Not sure if the failing test is simply unrelated?
Not sure if the failing test is simply unrelated?
I think it's unrelated. I just tried to rerun, so let's see if that helps.
Triage of new results:
java/unreleased-lock, 21 new results
These are all due to lockInterruptibly now being correctly recognized as a locking call. This should in itself not introduce problems as the predicate failedLock handles InterruptedException.
- several FPs in apache/geode: The code is very complex, but ultimately a function wraps a locking call and therefor does not release the lock. The query correctly detects that, but it is probably intended by the developer.
- an FP in geode due to a
ReadWriteLock(link). The reader is taken under certain conditions and the write under others. They are later released under the same conditions. A split control flow graph might have prevented this FP. - some FPs in hadoop where locking is wrapped in methods.
- two FPs in google/guava due to locking being wrapped in methods.
java/safe-publication, 9 results The FP rate for this has been scrutinized already, but with only 9 results I went throuhg them anyway.
- 3 TPs in apache/flink, repeated in the buildless version
- 2 TPs in gradle
- 1 FP in gradle due to the unsafely published value being unreadable (it is an internal factory, I think it could probably be static).

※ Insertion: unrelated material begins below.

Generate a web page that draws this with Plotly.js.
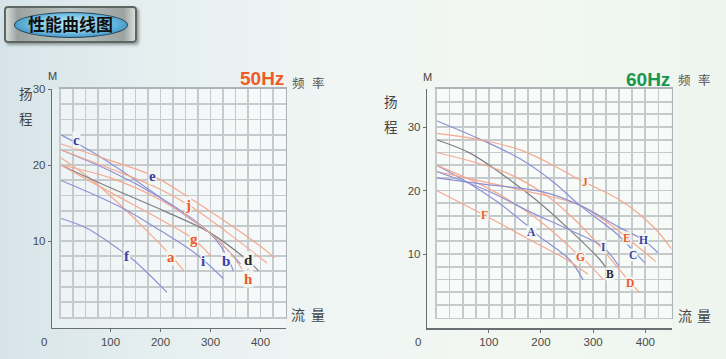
<!DOCTYPE html>
<html><head><meta charset="utf-8">
<script src="https://cdn.plot.ly/plotly-3.0.1.min.js"></script>
<style>
html,body{margin:0;padding:0;}
body{width:726px;height:359px;overflow:hidden;position:relative;
 background:linear-gradient(90deg,#d6e4e9 0%,#e6eff0 22%,#eff5f3 45%,#f2f7f2 70%,#eef5ef 100%);}
#chart{position:absolute;left:0;top:0;width:726px;height:359px;}
#badge{position:absolute;left:4px;top:6px;width:133px;height:37px;border-radius:4px;
 background:linear-gradient(90deg,#e4e9e7 0%,#9aa3a0 10%,#b9c1be 50%,#9aa3a0 90%,#e4e9e7 100%);
 box-shadow:inset 0 0 0 2px #5d6663, 2px 2px 3px rgba(0,0,0,0.35);z-index:2;}
#badge .ell{position:absolute;left:10px;top:6px;width:112px;height:24px;border-radius:50%;
 background:radial-gradient(ellipse at 50% 45%,#c8eefa 0%,#7cc6e6 45%,#2f86bd 85%,#1f5f8e 100%);border:1px solid #27475c;}
#badge .txt{position:absolute;left:0;top:0;width:133px;height:37px;line-height:36px;text-align:center;
 font-family:"Noto Sans CJK SC",sans-serif;font-weight:bold;font-size:17px;color:#111;}
</style></head>
<body>
<div id="chart"></div>
<div id="badge"><div class="ell"></div><div class="txt">性能曲线图</div></div>
<script>
// ---------- 50Hz data (flow, head) ----------
const a50_q=[0,60,122,175,205,247], a50_h=[21,18.2,14.6,11.2,9.2,6.1];
const b50_q=[0,100,200,260,296,322,346], b50_h=[22,19.2,15.7,13.1,11.2,9.2,6.1];
const c50_q=[0,40,79,146,206,260,296,330,360], c50_h=[24,22.6,21.1,18.2,15.4,12.9,11.2,9.1,7.0];
const d50_q=[0,100,209,296,366,396], d50_h=[20,17.0,13.9,11.2,7.9,6.1];
const e50_q=[0,90,184,260,340,400,428], e50_h=[22.8,20.8,18.6,15.6,12.1,9.3,7.8];
const f50_q=[0,52,119,146,213], f50_h=[13,11.7,8.8,7.5,3.25];
const g50_q=[0,100,209,267,301], g50_h=[20,16.4,12.5,10.2,8.0];
const h50_q=[0,100,200,296,340,363], h50_h=[20,18.3,15.4,11.2,8.4,6.3];
const i50_q=[0,119,199,273,325], i50_h=[18,14.5,11.4,8.2,5.1];
const j50_q=[0,100,190,255,330,413], j50_h=[22,19.5,17.1,14.8,11.3,7.1];
const labels50=['a','b','c','d','e','f','g','h','i','j'];
const labelQ50=[221,331,32,376,184,132,267,376,285,255];
const labelH50=[7.9,7.4,23.3,7.5,18.5,8.0,10.2,5.0,7.4,14.7];

// ---------- 60Hz data (flow, head) ----------
const A60_q=[0,51,115,172,195,255,281], A60_h=[24,21.7,18.3,14.6,12.9,9.1,5.9];
const B60_q=[0,64,127,191,255,313,325], B60_h=[28,25.9,22.5,18.5,13.8,9.1,7.8];
const C60_q=[0,83,160,226,274,345,376,399], C60_h=[31,28.1,25,21.2,17.7,13.2,10.6,8.6];
const D60_q=[0,128,204,260,310,364,389], D60_h=[26,23,19.6,15.8,11.5,6.2,3.9];
const E60_q=[0,100,200,274,330,364,420], E60_h=[23,21.2,19.4,17.7,14.8,12.6,8.8];
const F60_q=[0,92,191,250,290], F60_h=[20,16.1,11.7,9.1,6.8];
const G60_q=[0,100,180,230,262,287,319], G60_h=[24,20.3,16.3,13,10.6,8.8,6.0];
const H60_q=[0,89,204,274,350,396,424], H60_h=[22,21,19.8,17.7,14.2,12.2,10.2];
const I60_q=[0,100,180,260,319,350], I60_h=[23,19.9,16.6,13.6,11.1,8.0];
const J60_q=[0,83,160,223,274,351,415,450], J60_h=[29,28,26.4,24,21.7,18.5,14.3,10.8];
const labels60=['A','B','C','D','E','F','G','H','I','J'];
const labelQ60=[181,332,376.5,370,364,92.5,276,396,319,285];
const labelH60=[13.4,6.8,9.8,5.4,12.6,16.1,9.5,12.2,11.1,21.3];

const xTicks=[100,200,300,400];
const yTicks50=[10,20,30];
const yTicks60=[10,20,30];

// ---------- styles ----------
const ORG='#f0845e', BLU='#5c62c4', GRY='#4a4a4a';
const ORGt='#f05a28', BLUt='#3a3fa6', GRYt='#2a2a2a';
const kind50={a:'o',b:'b',c:'b',d:'g',e:'b',f:'b',g:'o',h:'o',i:'b',j:'o'};
const line50={a:'o',b:'b',c:'b',d:'g',e:'o',f:'b',g:'o',h:'o',i:'b',j:'o'};
const kind60={A:'b',B:'g',C:'b',D:'o',E:'o',F:'o',G:'o',H:'b',I:'b',J:'o'};
const lc={o:ORG,b:BLU,g:GRY}, tc={o:ORGt,b:BLUt,g:GRYt};

const series50={a:[a50_q,a50_h],b:[b50_q,b50_h],c:[c50_q,c50_h],d:[d50_q,d50_h],e:[e50_q,e50_h],
 f:[f50_q,f50_h],g:[g50_q,g50_h],h:[h50_q,h50_h],i:[i50_q,i50_h],j:[j50_q,j50_h]};
const series60={A:[A60_q,A60_h],B:[B60_q,B60_h],C:[C60_q,C60_h],D:[D60_q,D60_h],E:[E60_q,E60_h],
 F:[F60_q,F60_h],G:[G60_q,G60_h],H:[H60_q,H60_h],I:[I60_q,I60_h],J:[J60_q,J60_h]};

const traces=[];
for(const k of labels50){
  traces.push({x:series50[k][0],y:series50[k][1],xaxis:'x',yaxis:'y',mode:'lines',
    line:{color:lc[line50[k]],width:1.2,shape:'spline',smoothing:1},showlegend:false,hoverinfo:'skip'});
}
for(const k of labels60){
  traces.push({x:series60[k][0],y:series60[k][1],xaxis:'x2',yaxis:'y2',mode:'lines',
    line:{color:lc[kind60[k]],width:1.2,shape:'spline',smoothing:1},showlegend:false,hoverinfo:'skip'});
}
// helper traces for the offset axis lines
traces.push({x:[null],y:[null],xaxis:'x3',yaxis:'y3',mode:'lines',showlegend:false,hoverinfo:'skip'});
traces.push({x:[null],y:[null],xaxis:'x4',yaxis:'y4',mode:'lines',showlegend:false,hoverinfo:'skip'});

const W=726,H=359;
const fx=p=>p/W, fy=p=>1-p/H;
const step=(a,b,s)=>{const r=[];for(let v=a;v<=b+1e-9;v+=s)r.push(v);return r;};
const GRID='#adb3b8';
const gridAx=(dom,range,dt,anchor)=>({domain:dom,range:range,anchor:anchor,tickmode:'array',tickvals:step(range[0],range[1],dt),
  showticklabels:false,ticks:'',showgrid:true,gridcolor:GRID,gridwidth:1.8,zeroline:false,
  showline:true,mirror:true,linecolor:GRID,linewidth:1.8,fixedrange:true});
const lineAx=(dom,range,vals,anchor)=>({domain:dom,range:range,anchor:anchor,tickmode:'array',tickvals:vals,
  showgrid:false,zeroline:false,showline:true,linecolor:'#6a6f72',linewidth:1.2,ticks:'outside',ticklen:3,
  tickcolor:'#6a6f72',tickfont:{family:'Liberation Sans, Arial',size:11.5,color:'#4a4a4a'},fixedrange:true});

const ann=[];
function addLabels(names,qs,hs,kinds,xr,yr,font,size,bold){
  names.forEach((n,i)=>ann.push({x:qs[i],y:hs[i],xref:xr,yref:yr,text:bold?'<b>'+n+'</b>':n,showarrow:false,
    font:{family:font,size:size,color:tc[kinds[n]]},bgcolor:'#f1f6f3',borderpad:0}));
}
addLabels(labels50,labelQ50,labelH50,kind50,'x','y','Liberation Serif, Times New Roman',15,true);
addLabels(labels60,labelQ60,labelH60,kind60,'x2','y2','Liberation Serif, Times New Roman',11.5,true);

const txt=(t,x,y,size,color,bold,family)=>ann.push({text:bold?'<b>'+t+'</b>':t,x:fx(x),y:fy(y),xref:'paper',yref:'paper',
  showarrow:false,font:{size:size,color:color,family:family||'Noto Sans CJK SC, sans-serif'},xanchor:'center',yanchor:'middle'});
txt('50Hz',261.5,78,19,'#f05a28',true,'Liberation Sans, Arial');
txt('频',298,82,12.5,'#555');txt('率',318,82,12.5,'#555');
txt('60Hz',648,80,19,'#17964f',true,'Liberation Sans, Arial');
txt('频',684,80,12.5,'#555');txt('率',704,80,12.5,'#555');
txt('M',52,76,11,'#444',false,'Liberation Sans, Arial');
txt('M',427,77,11,'#444',false,'Liberation Sans, Arial');
txt('扬',26,93,13.5,'#444');txt('程',26,118,13.5,'#444');
txt('扬',391,101,13.5,'#444');txt('程',391,126,13.5,'#444');
txt('流',298,314,14,'#444');txt('量',318,314,14,'#444');
txt('流',685,315,14,'#444');txt('量',704,315,14,'#444');
txt('0',44,342,11.5,'#4a4a4a',false,'Liberation Sans, Arial');
txt('0',418,342,11.5,'#4a4a4a',false,'Liberation Sans, Arial');

const layout={width:W,height:H,margin:{l:0,r:0,t:0,b:0},paper_bgcolor:'rgba(0,0,0,0)',plot_bgcolor:'rgba(255,255,255,0.3)',
  showlegend:false,
  xaxis:gridAx([fx(60.5),fx(285.5)],[0,450],25,'y'),
  yaxis:gridAx([fy(317),fy(89)],[0,30],2,'x'),
  xaxis2:gridAx([fx(436.5),fx(671.5)],[0,450],25,'y2'),
  yaxis2:gridAx([fy(317.5),fy(89)],[0,36],2,'x2'),
  xaxis3:lineAx([fx(52),fx(286)],[-17.0,451.0],xTicks,'y3'),
  yaxis3:lineAx([fy(328),fy(89)],[-1.447,30],yTicks50,'x3'),
  xaxis4:lineAx([fx(427),fx(671.5)],[-18.2,450],xTicks,'y4'),
  yaxis4:lineAx([fy(328.3),fy(89)],[-1.70,36],yTicks60,'x4'),
  annotations:ann};
Plotly.newPlot('chart',traces,layout,{displayModeBar:false,staticPlot:true});
</script>
</body></html>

java/not-threadsafe, 75 results The FP rate for this has already been established to be good, but I went through a flock for each repo as a sanity check
- several TPs in apache/flink
SystemResourcesCounter.java(no locking at all in that file), repeated in buildless - several TPs in gradle, little locking used
I will do an extra DCA run on nightly for timing, since I changed the code, but otherwise I am ready to merge this :-)
Timing has actually improved with the code change: palatable/lambda is now slightly slower, but apache/commons now sees no slow-down. So the project with the very many prefixes is the only one where running the new queries is even visible.